Without the pictures, print the lines running from the beginning of the material to the line containing "const yTicks = [0, 20, 40, 60, 80, 100];", both ends included.
[START OF Data excerpt]
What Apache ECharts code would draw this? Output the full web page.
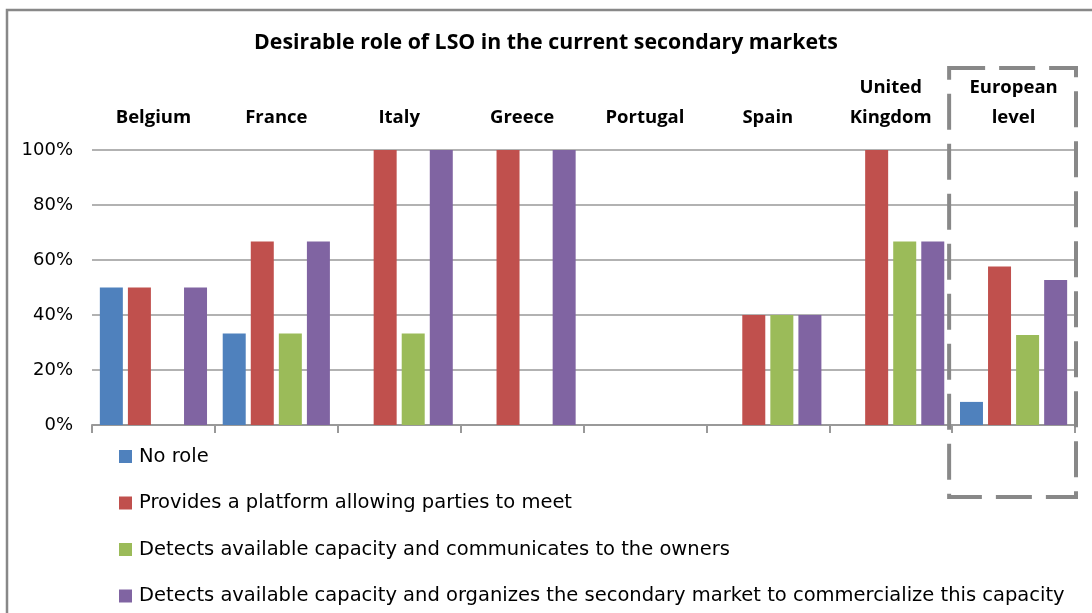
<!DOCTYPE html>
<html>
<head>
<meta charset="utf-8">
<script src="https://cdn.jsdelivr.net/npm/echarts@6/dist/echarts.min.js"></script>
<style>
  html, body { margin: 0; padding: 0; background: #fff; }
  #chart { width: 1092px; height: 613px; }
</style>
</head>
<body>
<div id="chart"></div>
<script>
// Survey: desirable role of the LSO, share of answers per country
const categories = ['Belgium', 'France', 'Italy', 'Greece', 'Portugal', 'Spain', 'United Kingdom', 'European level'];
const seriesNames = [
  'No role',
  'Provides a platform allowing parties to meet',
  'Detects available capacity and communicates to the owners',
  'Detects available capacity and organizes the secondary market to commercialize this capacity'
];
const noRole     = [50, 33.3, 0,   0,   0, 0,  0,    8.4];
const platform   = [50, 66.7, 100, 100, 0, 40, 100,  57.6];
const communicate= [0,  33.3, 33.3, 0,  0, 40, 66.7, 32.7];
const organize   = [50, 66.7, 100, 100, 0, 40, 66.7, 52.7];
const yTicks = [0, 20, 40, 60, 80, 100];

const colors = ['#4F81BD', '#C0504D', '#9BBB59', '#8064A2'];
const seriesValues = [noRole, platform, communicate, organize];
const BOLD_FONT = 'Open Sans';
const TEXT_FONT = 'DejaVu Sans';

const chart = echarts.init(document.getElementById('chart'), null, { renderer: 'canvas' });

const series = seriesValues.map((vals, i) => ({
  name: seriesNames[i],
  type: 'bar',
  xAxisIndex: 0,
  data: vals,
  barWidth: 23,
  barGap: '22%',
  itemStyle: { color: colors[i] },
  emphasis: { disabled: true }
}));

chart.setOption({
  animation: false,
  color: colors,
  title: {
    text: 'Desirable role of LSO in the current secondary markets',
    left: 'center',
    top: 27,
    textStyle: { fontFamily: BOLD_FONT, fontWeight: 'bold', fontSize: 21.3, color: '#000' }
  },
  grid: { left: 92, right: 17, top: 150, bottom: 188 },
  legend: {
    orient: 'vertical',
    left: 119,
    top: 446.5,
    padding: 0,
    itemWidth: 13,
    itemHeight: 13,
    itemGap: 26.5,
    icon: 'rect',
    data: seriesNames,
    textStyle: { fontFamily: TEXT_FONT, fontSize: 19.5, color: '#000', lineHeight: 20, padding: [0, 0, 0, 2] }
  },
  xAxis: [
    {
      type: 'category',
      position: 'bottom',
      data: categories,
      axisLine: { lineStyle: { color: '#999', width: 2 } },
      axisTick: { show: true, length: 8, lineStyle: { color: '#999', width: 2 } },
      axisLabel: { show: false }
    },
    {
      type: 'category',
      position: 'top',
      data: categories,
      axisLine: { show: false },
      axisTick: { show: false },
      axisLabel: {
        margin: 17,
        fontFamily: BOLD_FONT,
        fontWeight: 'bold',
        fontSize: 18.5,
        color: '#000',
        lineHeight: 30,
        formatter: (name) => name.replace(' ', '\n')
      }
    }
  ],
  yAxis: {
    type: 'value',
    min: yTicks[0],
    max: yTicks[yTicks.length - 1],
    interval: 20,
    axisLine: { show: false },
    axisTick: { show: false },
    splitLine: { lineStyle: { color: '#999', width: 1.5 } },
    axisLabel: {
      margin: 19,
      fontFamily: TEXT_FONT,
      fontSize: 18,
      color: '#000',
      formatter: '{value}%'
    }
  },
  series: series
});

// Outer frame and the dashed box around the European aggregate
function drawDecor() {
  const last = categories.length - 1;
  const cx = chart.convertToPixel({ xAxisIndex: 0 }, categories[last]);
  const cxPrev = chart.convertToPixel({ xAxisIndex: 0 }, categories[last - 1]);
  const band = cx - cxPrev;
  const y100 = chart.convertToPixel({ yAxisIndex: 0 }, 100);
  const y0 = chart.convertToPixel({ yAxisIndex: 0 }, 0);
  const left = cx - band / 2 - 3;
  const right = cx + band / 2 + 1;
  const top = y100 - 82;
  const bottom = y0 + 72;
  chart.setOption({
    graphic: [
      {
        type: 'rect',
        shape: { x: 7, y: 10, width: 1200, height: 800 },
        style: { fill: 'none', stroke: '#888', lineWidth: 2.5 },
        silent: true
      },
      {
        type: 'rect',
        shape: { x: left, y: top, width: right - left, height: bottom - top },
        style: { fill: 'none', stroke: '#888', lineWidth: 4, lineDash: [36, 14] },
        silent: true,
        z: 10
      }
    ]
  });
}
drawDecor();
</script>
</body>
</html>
[END OF Data excerpt]
◆ **Task result**:
What Apache ECharts code would draw this? Output the full web page.
<!DOCTYPE html>
<html>
<head>
<meta charset="utf-8">
<script src="https://cdn.jsdelivr.net/npm/echarts@6/dist/echarts.min.js"></script>
<style>
  html, body { margin: 0; padding: 0; background: #fff; }
  #chart { width: 1092px; height: 613px; }
</style>
</head>
<body>
<div id="chart"></div>
<script>
// Survey: desirable role of the LSO, share of answers per country
const categories = ['Belgium', 'France', 'Italy', 'Greece', 'Portugal', 'Spain', 'United Kingdom', 'European level'];
const seriesNames = [
  'No role',
  'Provides a platform allowing parties to meet',
  'Detects available capacity and communicates to the owners',
  'Detects available capacity and organizes the secondary market to commercialize this capacity'
];
const noRole     = [50, 33.3, 0,   0,   0, 0,  0,    8.4];
const platform   = [50, 66.7, 100, 100, 0, 40, 100,  57.6];
const communicate= [0,  33.3, 33.3, 0,  0, 40, 66.7, 32.7];
const organize   = [50, 66.7, 100, 100, 0, 40, 66.7, 52.7];
const yTicks = [0, 20, 40, 60, 80, 100];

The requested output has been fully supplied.